Tuesday, July 11, 2017

The Fear of God

I am slowly working my way through Tim Keller's book Prayer, and I thought this explanation of the fear of God was fantastic. The fear of the Lord is such a hard concept to grasp and even harder (I think) to explain to others, but I was able to use the gist of this to encourage my kids to be more reverent (as in, sit still and stop praying about farts - keepin' it real) in our family prayer time last night.

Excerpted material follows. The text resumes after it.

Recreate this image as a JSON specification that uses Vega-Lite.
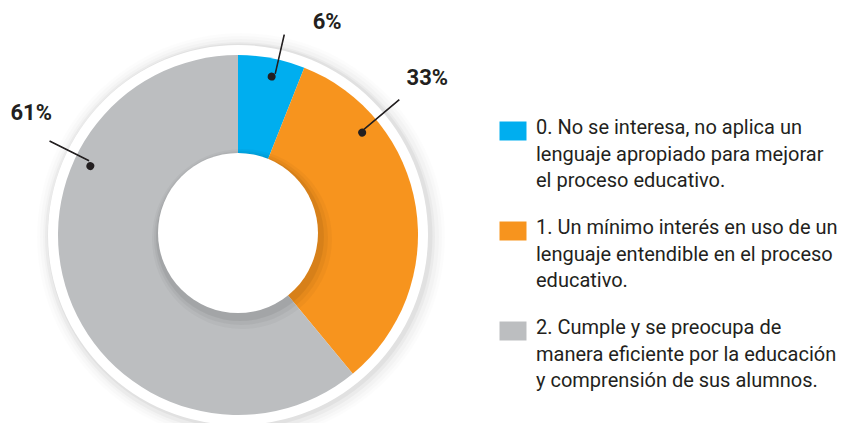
{
  "$schema": "https://vega.github.io/schema/vega-lite/v6.json",
  "width": 476,
  "height": 376,
  "autosize": {"type": "none"},
  "padding": {"left": 0, "top": 47, "right": 367, "bottom": 0},
  "background": "white",
  "config": {"view": {"stroke": null}, "style": {"guide-label": {"lineHeight": 26.5}}},
  "data": {"values": [
    {"categoria": "0. No se interesa, no aplica un\nlenguaje apropiado para mejorar\nel proceso educativo.", "valor": 6, "etiqueta": "6%"},
    {"categoria": "1. Un mínimo interés en uso de un\nlenguaje entendible en el proceso\neducativo.", "valor": 33, "etiqueta": "33%"},
    {"categoria": "2. Cumple y se preocupa de\nmanera eficiente por la educación\ny comprensión de sus alumnos.", "valor": 61, "etiqueta": "61%"}
  ]},
  "layer": [
    {
      "transform": [{"aggregate": [{"op": "sum", "field": "valor", "as": "total"}]}],
      "mark": {"type": "arc", "radius": 204, "fill": "#000000", "opacity": 0.012, "xOffset": 3, "yOffset": 2},
      "encoding": {"theta": {"field": "total", "type": "quantitative"}}
    },
    {
      "transform": [{"aggregate": [{"op": "sum", "field": "valor", "as": "total"}]}],
      "mark": {"type": "arc", "radius": 201, "fill": "#000000", "opacity": 0.015, "xOffset": 3, "yOffset": 2},
      "encoding": {"theta": {"field": "total", "type": "quantitative"}}
    },
    {
      "transform": [{"aggregate": [{"op": "sum", "field": "valor", "as": "total"}]}],
      "mark": {"type": "arc", "radius": 198, "fill": "#000000", "opacity": 0.02, "xOffset": 3, "yOffset": 2},
      "encoding": {"theta": {"field": "total", "type": "quantitative"}}
    },
    {
      "transform": [{"aggregate": [{"op": "sum", "field": "valor", "as": "total"}]}],
      "mark": {"type": "arc", "radius": 195, "fill": "#000000", "opacity": 0.03, "xOffset": 2, "yOffset": 2},
      "encoding": {"theta": {"field": "total", "type": "quantitative"}}
    },
    {
      "transform": [{"aggregate": [{"op": "sum", "field": "valor", "as": "total"}]}],
      "mark": {"type": "arc", "radius": 192.5, "fill": "#000000", "opacity": 0.04, "xOffset": 2, "yOffset": 1},
      "encoding": {"theta": {"field": "total", "type": "quantitative"}}
    },
    {
      "transform": [{"aggregate": [{"op": "sum", "field": "valor", "as": "total"}]}],
      "mark": {"type": "arc", "radius": 190, "fill": "#ffffff"},
      "encoding": {"theta": {"field": "total", "type": "quantitative"}}
    },
    {
      "mark": {"type": "arc", "radius": 180},
      "encoding": {
        "theta": {"field": "valor", "type": "quantitative", "stack": true},
        "color": {
          "field": "categoria",
          "type": "nominal",
          "sort": "ascending",
          "scale": {"range": ["#00AEEF", "#F7941E", "#BCBEC0"]},
          "legend": {
            "orient": "none",
            "legendX": 503,
            "legendY": 61,
            "title": null,
            "padding": 0,
            "labelExpr": "split(datum.label, '\\n')",
            "labelLimit": 600,
            "labelFont": "Roboto",
            "labelFontSize": 20,
            "labelColor": "#231F20",
            "labelOffset": 13,
            "labelBaseline": "top",
            "symbolType": "M-1.35,0.35H1.35V2.25H-1.35Z",
            "symbolSize": 400,
            "symbolStrokeWidth": 0,
            "symbolOpacity": 1,
            "rowPadding": 17
          }
        }
      }
    },
    {
      "transform": [{"aggregate": [{"op": "sum", "field": "valor", "as": "total"}]}],
      "mark": {"type": "arc", "radius": 90, "fill": "#000000", "opacity": 0.03, "xOffset": 4, "yOffset": 4},
      "encoding": {"theta": {"field": "total", "type": "quantitative"}}
    },
    {
      "transform": [{"aggregate": [{"op": "sum", "field": "valor", "as": "total"}]}],
      "mark": {"type": "arc", "radius": 87, "fill": "#000000", "opacity": 0.04, "xOffset": 3, "yOffset": 3},
      "encoding": {"theta": {"field": "total", "type": "quantitative"}}
    },
    {
      "transform": [{"aggregate": [{"op": "sum", "field": "valor", "as": "total"}]}],
      "mark": {"type": "arc", "radius": 84, "fill": "#000000", "opacity": 0.06, "xOffset": 2, "yOffset": 2},
      "encoding": {"theta": {"field": "total", "type": "quantitative"}}
    },
    {
      "transform": [{"aggregate": [{"op": "sum", "field": "valor", "as": "total"}]}],
      "mark": {"type": "arc", "radius": 80, "fill": "#ffffff", "yOffset": -2},
      "encoding": {"theta": {"field": "total", "type": "quantitative"}}
    },
    {
      "transform": [
        {"stack": "valor", "groupby": [], "sort": [{"field": "categoria", "order": "ascending"}], "as": ["inicio", "fin"]},
        {"filter": "datum.etiqueta == '6%'"}
      ],
      "mark": {"type": "arc", "radius": 205, "radius2": 166, "thetaOffset": 0.2259, "theta2Offset": 0.2279, "fill": "#231F20", "stroke": "#231F20", "strokeWidth": 1.2},
      "encoding": {"theta": {"field": "inicio", "type": "quantitative", "stack": null}, "theta2": {"field": "inicio"}}
    },
    {
      "transform": [
        {"stack": "valor", "groupby": [], "sort": [{"field": "categoria", "order": "ascending"}], "as": ["inicio", "fin"]},
        {"filter": "datum.etiqueta == '33%'"}
      ],
      "mark": {"type": "arc", "radius": 210, "radius2": 165, "thetaOffset": 0.4947, "theta2Offset": 0.4967, "fill": "#231F20", "stroke": "#231F20", "strokeWidth": 1.2},
      "encoding": {"theta": {"field": "inicio", "type": "quantitative", "stack": null}, "theta2": {"field": "inicio"}}
    },
    {
      "transform": [
        {"stack": "valor", "groupby": [], "sort": [{"field": "categoria", "order": "ascending"}], "as": ["inicio", "fin"]},
        {"filter": "datum.etiqueta == '61%'"}
      ],
      "mark": {"type": "arc", "radius": 210, "radius2": 167, "thetaOffset": 2.7235, "theta2Offset": 2.7255, "fill": "#231F20", "stroke": "#231F20", "strokeWidth": 1.2},
      "encoding": {"theta": {"field": "inicio", "type": "quantitative", "stack": null}, "theta2": {"field": "inicio"}}
    },
    {
      "transform": [
        {"stack": "valor", "groupby": [], "sort": [{"field": "categoria", "order": "ascending"}], "as": ["inicio", "fin"]},
        {"filter": "datum.etiqueta == '6%'"}
      ],
      "mark": {"type": "arc", "radius": 166, "radius2": 158, "cornerRadius": 4, "thetaOffset": 0.1847, "theta2Offset": 0.2341, "fill": "#231F20"},
      "encoding": {"theta": {"field": "inicio", "type": "quantitative", "stack": null}, "theta2": {"field": "inicio"}}
    },
    {
      "transform": [
        {"stack": "valor", "groupby": [], "sort": [{"field": "categoria", "order": "ascending"}], "as": ["inicio", "fin"]},
        {"filter": "datum.etiqueta == '33%'"}
      ],
      "mark": {"type": "arc", "radius": 165, "radius2": 157, "cornerRadius": 4, "thetaOffset": 0.4797, "theta2Offset": 0.5291, "fill": "#231F20"},
      "encoding": {"theta": {"field": "inicio", "type": "quantitative", "stack": null}, "theta2": {"field": "inicio"}}
    },
    {
      "transform": [
        {"stack": "valor", "groupby": [], "sort": [{"field": "categoria", "order": "ascending"}], "as": ["inicio", "fin"]},
        {"filter": "datum.etiqueta == '61%'"}
      ],
      "mark": {"type": "arc", "radius": 167, "radius2": 159, "cornerRadius": 4, "thetaOffset": 2.6736, "theta2Offset": 2.7230, "fill": "#231F20"},
      "encoding": {"theta": {"field": "inicio", "type": "quantitative", "stack": null}, "theta2": {"field": "inicio"}}
    },
    {
      "transform": [
        {"stack": "valor", "groupby": [], "sort": [{"field": "categoria", "order": "ascending"}], "as": ["inicio", "fin"]},
        {"filter": "datum.etiqueta == '6%'"}
      ],
      "mark": {"type": "text", "radius": 231, "thetaOffset": 0.3962, "font": "Roboto", "fontWeight": "bold", "fontSize": 22, "color": "#231F20", "align": "center", "baseline": "middle"},
      "encoding": {"theta": {"field": "inicio", "type": "quantitative", "stack": null}, "text": {"field": "etiqueta"}}
    },
    {
      "transform": [
        {"stack": "valor", "groupby": [], "sort": [{"field": "categoria", "order": "ascending"}], "as": ["inicio", "fin"]},
        {"filter": "datum.etiqueta == '33%'"}
      ],
      "mark": {"type": "text", "radius": 246, "thetaOffset": 0.5009, "font": "Roboto", "fontWeight": "bold", "fontSize": 22, "color": "#231F20", "align": "center", "baseline": "middle"},
      "encoding": {"theta": {"field": "inicio", "type": "quantitative", "stack": null}, "text": {"field": "etiqueta"}}
    },
    {
      "transform": [
        {"stack": "valor", "groupby": [], "sort": [{"field": "categoria", "order": "ascending"}], "as": ["inicio", "fin"]},
        {"filter": "datum.etiqueta == '61%'"}
      ],
      "mark": {"type": "text", "radius": 240, "thetaOffset": 2.7943, "font": "Roboto", "fontWeight": "bold", "fontSize": 22, "color": "#231F20", "align": "center", "baseline": "middle"},
      "encoding": {"theta": {"field": "inicio", "type": "quantitative", "stack": null}, "text": {"field": "etiqueta"}}
    }
  ]
}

What, then, should a Christian be afraid of regarding God? Think of it like this. Imagine that you are suddenly introduced to some person you have always admired enormously - perhaps someone you have hero-worshipped. You reach out to shake her hand and suddenly it hits you. You can't believe you are actually meeting her. You discover to your embarrassment that you are trembling and sweating, and when you try to speak, you are out of breath. What is going on? You are not afraid of being hurt, or punished. Rather, you are genuinely afraid of doing something stupid or saying something that is inappropriate to the person and the occasion. Your joyful admiration has a fearful aspect to it. You are in awe, and therefore you don't want to mess up.
... We could say that fear of punishment is a self-absorbed kind of fear. It happens to people wrapped up in themselves. Those who believe the gospel - who believe that they are the recipients of undeserved but unshakable grace - grow in a paradoxically loving yet joyful fear. Because of unutterable love and joy in God, we tremble with the privilege of being in his presence and with an intense longing to honor him when we are there. We are deeply afraid of grieving him. To put it another way - you would be quite afraid if someone put a beautiful, priceless, ancient Ming dynasty vase in your hands. You wouldn't be trembling with fear about the vase hurting you, but about you hurting it. Of course, we can't really harm God, but a Christian should be intensely concerned not to grieve or dishonor the one who is so glorious and who did so much for us.